Through collaboration with Microsoft, NPS will have the ability to use Azure Cognitive Search translation capabilities in Athena to translate documents written in other languages into English, drastically reducing the time and cost of seeking manual translation.
The future of research
For NPS students and researchers, Athena will be game-changing. With Athena, all they need to do is log into Teams to get the latest information about completed, ongoing and proposed research projects.
Athena will not only improve research, but also collaboration. Through a single tool, students are now able to find advisors, collaborators, sponsors and partners with specific interests and skills to help develop their research. This creates a research environment that encourages experimentation and socialization between like-minded researchers and communities. Most importantly, Athena also allows those who are experiencing problems in the Navy, Marine Corps, or joint force to know their problems are being worked on by these teams, to participate in the development of solutions, and to quickly implement the results of the research when the projects are completed.

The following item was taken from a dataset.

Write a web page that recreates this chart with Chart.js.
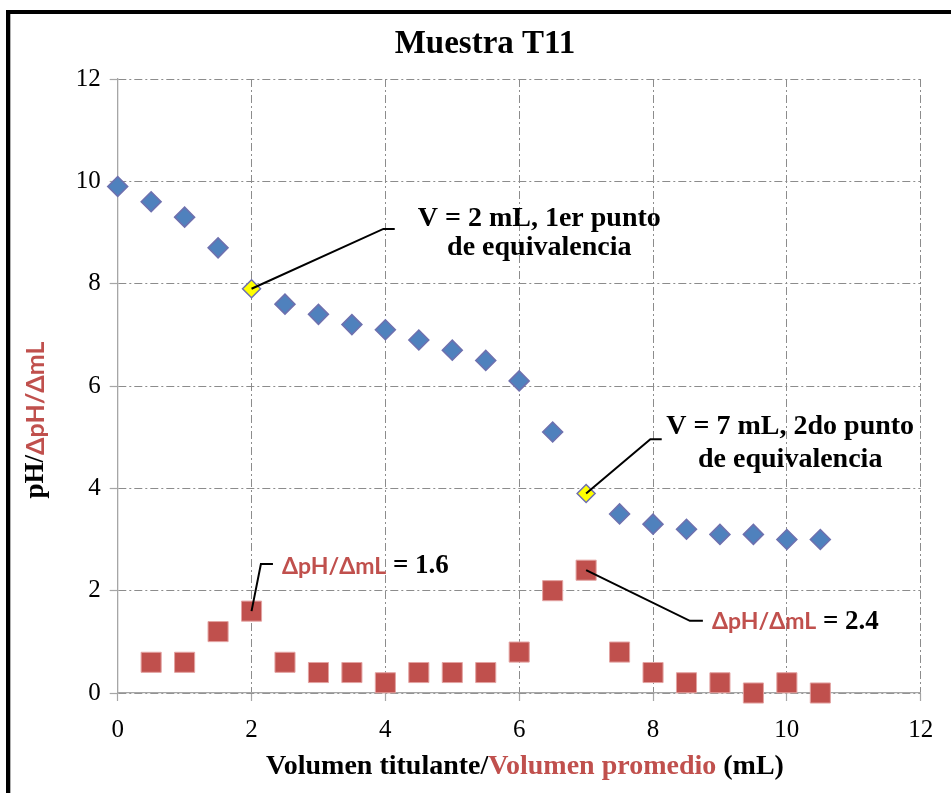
<!DOCTYPE html>
<html>
<head>
<meta charset="utf-8">
<script src="https://cdn.jsdelivr.net/npm/chart.js@4.4.1/dist/chart.umd.min.js"></script>
<style>
  html, body { margin: 0; padding: 0; background: #ffffff; }
  #wrap { width: 951px; height: 793px; position: relative; }
</style>
</head>
<body>
<div id="wrap"><canvas id="chart" width="951" height="793"></canvas></div>
<script>
// Titration of sample T11: pH vs titrant volume, and dpH/dV vs average volume
const titrantVolumes = [0, 0.5, 1, 1.5, 2, 2.5, 3, 3.5, 4, 4.5, 5, 5.5, 6, 6.5, 7, 7.5, 8, 8.5, 9, 9.5, 10, 10.5];
const phValues       = [9.9, 9.6, 9.3, 8.7, 7.9, 7.6, 7.4, 7.2, 7.1, 6.9, 6.7, 6.5, 6.1, 5.1, 3.9, 3.5, 3.3, 3.2, 3.1, 3.1, 3.0, 3.0];
const averageVolumes = [0.5, 1, 1.5, 2, 2.5, 3, 3.5, 4, 4.5, 5, 5.5, 6, 6.5, 7, 7.5, 8, 8.5, 9, 9.5, 10, 10.5];
const derivValues    = [0.6, 0.6, 1.2, 1.6, 0.6, 0.4, 0.4, 0.2, 0.4, 0.4, 0.4, 0.8, 2.0, 2.4, 0.8, 0.4, 0.2, 0.2, 0.0, 0.2, 0.0];
const equivalenceVolumes = [2, 7];
const firstPeak = { volume: 2, value: 1.6 };
const secondPeak = { volume: 7, value: 2.4 };
const xTickValues = [0, 2, 4, 6, 8, 10, 12];
const yTickValues = [0, 2, 4, 6, 8, 10, 12];

const SERIF = '"Liberation Serif", "Times New Roman", serif';
const SANS = 'Lato, "Liberation Sans", Arial, sans-serif';
const RED = '#c0504d';
const BLUE = '#4f81bd';

const phPoints = titrantVolumes.map((v, i) => ({ x: v, y: phValues[i] }));
const derivPoints = averageVolumes.map((v, i) => ({ x: v, y: derivValues[i] }));
const phFill = titrantVolumes.map(v => equivalenceVolumes.includes(v) ? '#ffff00' : BLUE);
const phRadius = titrantVolumes.map(v => equivalenceVolumes.includes(v) ? 9 : 10);

const phAt = v => phValues[titrantVolumes.indexOf(v)];

// Callouts: anchor (data point), elbow and end of leader, text position (data units)
const callouts = [
  {
    anchor: { x: 2, y: phAt(2) }, elbow: { x: 3.97, y: 9.07 }, end: { x: 4.14, y: 9.07 },
    align: 'center', at: { x: 6.3 }, lines: [
      { y: 9.26, runs: [{ t: 'V = 2 mL, 1er punto', f: 'bold 28px ' + SERIF, c: '#000' }] },
      { y: 8.70, runs: [{ t: 'de equivalencia', f: 'bold 28px ' + SERIF, c: '#000' }] }
    ]
  },
  {
    anchor: { x: 7, y: phAt(7) }, elbow: { x: 7.96, y: 4.96 }, end: { x: 8.13, y: 4.96 },
    align: 'center', at: { x: 10.05 }, lines: [
      { y: 5.20, runs: [{ t: 'V = 7 mL, 2do punto', f: 'bold 28px ' + SERIF, c: '#000' }] },
      { y: 4.56, runs: [{ t: 'de equivalencia', f: 'bold 28px ' + SERIF, c: '#000' }] }
    ]
  },
  {
    anchor: { x: firstPeak.volume, y: firstPeak.value }, elbow: { x: 2.14, y: 2.52 }, end: { x: 2.32, y: 2.52 },
    align: 'left', at: { x: 2.455 }, lines: [
      { y: 2.48, runs: [
        { t: 'ΔpH/ΔmL', f: 'bold 23px ' + SANS, c: RED },
        { t: ' = ' + firstPeak.value.toFixed(1), f: 'bold 27px ' + SERIF, c: '#000' }
      ] }
    ]
  },
  {
    anchor: { x: secondPeak.volume, y: secondPeak.value }, elbow: { x: 8.55, y: 1.41 }, end: { x: 8.745, y: 1.41 },
    align: 'left', at: { x: 8.88 }, lines: [
      { y: 1.39, runs: [
        { t: 'ΔpH/ΔmL', f: 'bold 23px ' + SANS, c: RED },
        { t: ' = ' + secondPeak.value.toFixed(1), f: 'bold 27px ' + SERIF, c: '#000' }
      ] }
    ]
  }
];

function drawRuns(ctx, runs, x, y, align) {
  let total = 0;
  runs.forEach(r => { ctx.font = r.f; r.w = ctx.measureText(r.t).width; total += r.w; });
  let cx = align === 'center' ? x - total / 2 : x;
  ctx.textAlign = 'left';
  ctx.textBaseline = 'middle';
  runs.forEach(r => { ctx.font = r.f; ctx.fillStyle = r.c; ctx.fillText(r.t, cx, y); cx += r.w; });
}

const decorations = {
  id: 'decorations',
  beforeDraw(chart) {
    const ctx = chart.ctx;
    ctx.save();
    ctx.fillStyle = '#ffffff';
    ctx.fillRect(0, 0, chart.width, chart.height);
    // outer frame of the chart object
    ctx.fillStyle = '#000000';
    ctx.fillRect(6, 10, 4, chart.height);
    ctx.fillRect(6, 10, chart.width, 4);
    ctx.fillStyle = '#b0b0b0';
    ctx.fillRect(10, 14, 1, chart.height);
    ctx.restore();
  },
  afterDatasetsDraw(chart) {
    const ctx = chart.ctx;
    const xs = chart.scales.x, ys = chart.scales.y;
    const px = v => xs.getPixelForValue(v), py = v => ys.getPixelForValue(v);
    ctx.save();
    callouts.forEach(c => {
      ctx.beginPath();
      ctx.strokeStyle = '#000000';
      ctx.lineWidth = 2;
      ctx.moveTo(px(c.anchor.x), py(c.anchor.y));
      ctx.lineTo(px(c.elbow.x), py(c.elbow.y));
      ctx.lineTo(px(c.end.x), py(c.end.y));
      ctx.stroke();
      c.lines.forEach(l => drawRuns(ctx, l.runs, px(c.at.x), py(l.y), c.align));
    });

    // chart title
    drawRuns(ctx, [{ t: 'Muestra T11', f: 'bold 33px ' + SERIF, c: '#000' }], 485, 44, 'center');

    // x axis title
    drawRuns(ctx, [
      { t: 'Volumen titulante/', f: 'bold 28px ' + SERIF, c: '#000' },
      { t: 'Volumen promedio', f: 'bold 28px ' + SERIF, c: RED },
      { t: ' (mL)', f: 'bold 28px ' + SERIF, c: '#000' }
    ], 525, 767, 'center');

    // y axis title
    ctx.save();
    ctx.translate(36, 420);
    ctx.rotate(-Math.PI / 2);
    drawRuns(ctx, [
      { t: 'pH/', f: 'bold 27px ' + SERIF, c: '#000' },
      { t: 'ΔpH/ΔmL', f: 'bold 25px ' + SANS, c: RED }
    ], 0, 0, 'center');
    ctx.restore();
    ctx.restore();
  }
};

const gridStyle = {
  color: '#8c8c8c',
  lineWidth: 1,
  tickLength: 8,
  tickColor: '#a6a6a6',
  tickWidth: 1.2,
  tickBorderDash: []
};
const borderStyle = { display: true, color: '#a6a6a6', width: 1.3, dash: [8, 3, 2, 3] };

new Chart(document.getElementById('chart'), {
  type: 'scatter',
  data: {
    datasets: [
      {
        label: 'pH',
        data: phPoints,
        pointStyle: 'rectRot',
        pointRadius: phRadius,
        pointHoverRadius: phRadius,
        pointBackgroundColor: phFill,
        pointBorderColor: '#6e70ae',
        pointBorderWidth: 1.5,
        showLine: false,
        clip: false,
        order: 1
      },
      {
        label: 'ΔpH/ΔmL',
        data: derivPoints,
        pointStyle: 'rect',
        pointRadius: 14.2,
        pointHoverRadius: 14.2,
        pointBackgroundColor: RED,
        pointBorderColor: '#e3a3a2',
        pointBorderWidth: 1,
        showLine: false,
        clip: false,
        order: 2
      }
    ]
  },
  options: {
    responsive: false,
    animation: false,
    devicePixelRatio: 1,
    layout: { padding: { left: 0, right: 30.3, top: 79, bottom: 0 } },
    plugins: {
      legend: { display: false },
      title: { display: false },
      tooltip: { enabled: false }
    },
    scales: {
      x: {
        type: 'linear',
        min: 0, max: 12,
        afterBuildTicks: s => { s.ticks = xTickValues.map(v => ({ value: v })); },
        ticks: { font: { family: SERIF, size: 25 }, color: '#000', padding: 14, maxRotation: 0 },
        grid: gridStyle,
        border: borderStyle,
        afterFit: s => { s.height = 100; }
      },
      y: {
        type: 'linear',
        min: 0, max: 12,
        afterBuildTicks: s => { s.ticks = yTickValues.map(v => ({ value: v })); },
        ticks: { font: { family: SERIF, size: 25 }, color: '#000', padding: 9 },
        grid: gridStyle,
        border: borderStyle,
        afterFit: s => { s.width = 117.7; }
      }
    }
  },
  plugins: [decorations]
});
</script>
</body>
</html>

It also creates pathways for students to test their research findings out in the real world. “We created Athena to help people identify problems, develop ideas and connect students to the field people actually working on these problems, whether they’re in an IT environment, on an aircraft carrier or on a forward-operating base.” says Rick Hargrove, NPS Foundation member and lead architect of Athena. “If the research could help them with their job, then we want to foster that collaboration.”
A lasting partnership
Microsoft has supported our national security community for more than 40 years, delivering the latest technologies to ensure our women and men have the tools to meet their missions.
Athena serves as an example of the type of the capabilities this collaboration with NPS can enable through the Cooperative Research Initiative. Through continued collaboration, the CRI’s four focus areas will integrate and complement one another to help NPS build a robust campus and institution that will leverage the latest in commercial innovation to advance its mission impact and address current and future challenges.